Estes projetos dilaceram o Estado do ponto de vista ambiental, praticam deliberadamente relações precarizadas de trabalho inviabilizando a dignidade de renda, não melhoram a qualidade das instituições educacionais do Piauí, fragmentam as comunidades e municípios pelos sérios impactos em saúde pública, provocam a desterritorialização e desaculturação, logo comprometendo a qualidade e a expectativa de vida das populações impactadas. Portanto, ao contrário do que afirmam, esses projetos desintegram os componentes do IDHM. O mesmo atlas demonstra que, em 2019, o Brasil caiu cinco posições no ranking mundial do Índice de Desenvolvimento Humano — IDH, de 79ª para a 84ª colocação, apesar dos generosos incentivos aos grandes projetos econômicos, especialmente os de mineração.

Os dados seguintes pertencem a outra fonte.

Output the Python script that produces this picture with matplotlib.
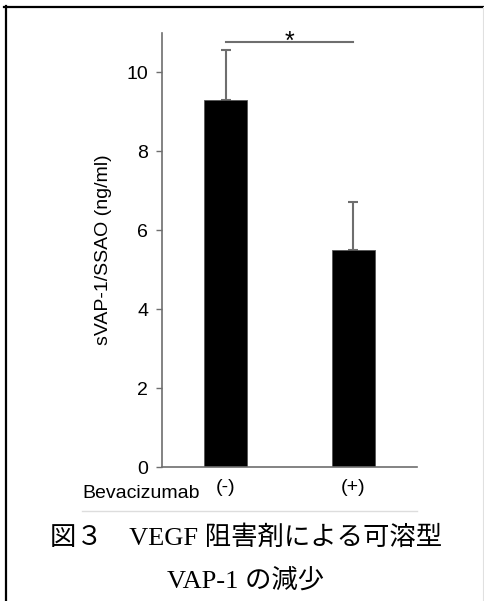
import numpy as np
import matplotlib
matplotlib.use('Agg')
import matplotlib.pyplot as plt
from matplotlib.lines import Line2D

# データ
groups = ['(-)', '(+)']
means = [9.3, 5.5]
sds = [1.26, 1.22]
yticks = [0, 2, 4, 6, 8, 10]
ylabel = 'sVAP-1/SSAO (ng/ml)'
group_title = 'Bevacizumab'
sig_mark = '*'
caption1 = '図３　VEGF 阻害剤による可溶型'
caption2 = 'VAP-1 の減少'

W, H = 484, 601
plt.rcParams['font.family'] = ['Liberation Sans', 'DejaVu Sans']
fig = plt.figure(figsize=(W / 100, H / 100), dpi=100)
fig.patch.set_facecolor('white')

# 軸の位置（ピクセルから）
ax = fig.add_axes([162 / W, 1 - 467 / H, (417 - 162) / W, (467 - 33) / H])
x = np.arange(len(groups))
grey = '#6e6e6e'

ax.bar(x, means, width=0.335, color='black', edgecolor='#555555', linewidth=0.6, zorder=2)
ax.errorbar(x, means, yerr=[np.zeros(len(sds)), sds], fmt='none', ecolor=grey,
            elinewidth=1.5, capsize=3.5, capthick=1.5, zorder=1)

ax.set_xlim(-0.5, 1.5)
ax.set_ylim(0, 11)
ax.set_yticks(yticks)
ax.set_yticklabels([str(t) for t in yticks], fontsize=14)
ax.set_xticks(x)
ax.set_xticklabels(groups, fontsize=14)
ax.tick_params(axis='x', length=0, pad=9)
ax.tick_params(axis='y', length=4, width=1, color=grey, pad=6, direction='out')
for s in ['top', 'right']:
    ax.spines[s].set_visible(False)
for s in ['left', 'bottom']:
    ax.spines[s].set_color(grey)
    ax.spines[s].set_linewidth(1.2)
ax.set_ylabel(ylabel, fontsize=14, labelpad=10)

# 有意差の線
sig_y = 10.76
ax.plot([x[0], x[1]], [sig_y, sig_y], color=grey, linewidth=1.5, clip_on=False)
ax.text((x[0] + x[1]) / 2, sig_y - 0.28, sig_mark, ha='center', va='bottom', fontsize=18,
        clip_on=False)

# Bevacizumab ラベル
fig.text(200 / W, 1 - 493 / H, group_title, ha='right', va='center', fontsize=14)

# 区切り線
fig.add_artist(Line2D([82 / W, 417 / W], [1 - 510.5 / H, 1 - 510.5 / H], color='#dddddd', linewidth=1))

# キャプション
cap_font = ['Liberation Serif', 'Noto Sans CJK JP']
fig.text(246 / W, 1 - 538 / H, caption1, ha='center', va='center', fontsize=19, family=cap_font)
fig.text(246 / W, 1 - 580 / H, caption2, ha='center', va='center', fontsize=19, family=cap_font)

# 枠線
fig.add_artist(Line2D([4 / W, 1], [1 - 6.5 / H, 1 - 6.5 / H], color='black', linewidth=1.6))
fig.add_artist(Line2D([5.5 / W, 5.5 / W], [0, 1 - 6 / H], color='black', linewidth=1.6))
fig.add_artist(Line2D([483 / W, 483 / W], [0, 1 - 7 / H], color='#e0e0e0', linewidth=0.8))

fig.savefig('out.png', dpi=100)
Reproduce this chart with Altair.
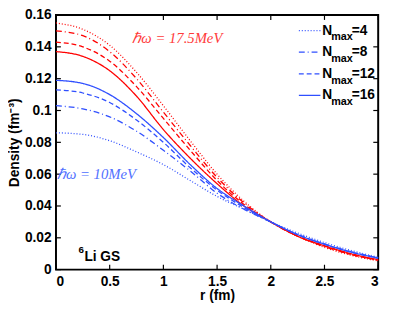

Diante deste contexto, o Movimento pela Soberania Popular na Mineração — MAM, a Associação Territorial do Quilombo Lagoas e a Cáritas Diocesana de São Raimundo Nonato, denunciam a brincadeira de mau gosto e a pretensão teimosa e desprovida de responsabilidade das empresas, do Governo do Estado do Piauí e Gestões Municipais, que desconsideram o modo de vida das
comunidades impactadas, deixando-as, abandonadas ao sobressalto, a incerteza e ao medo pela total desinformação oficial e transparente em relação ao impacto previsto e o destino das mesmas. Isso exala, para nós, um mau cheiro de genocídio étnico-cultural a médio e longo prazo.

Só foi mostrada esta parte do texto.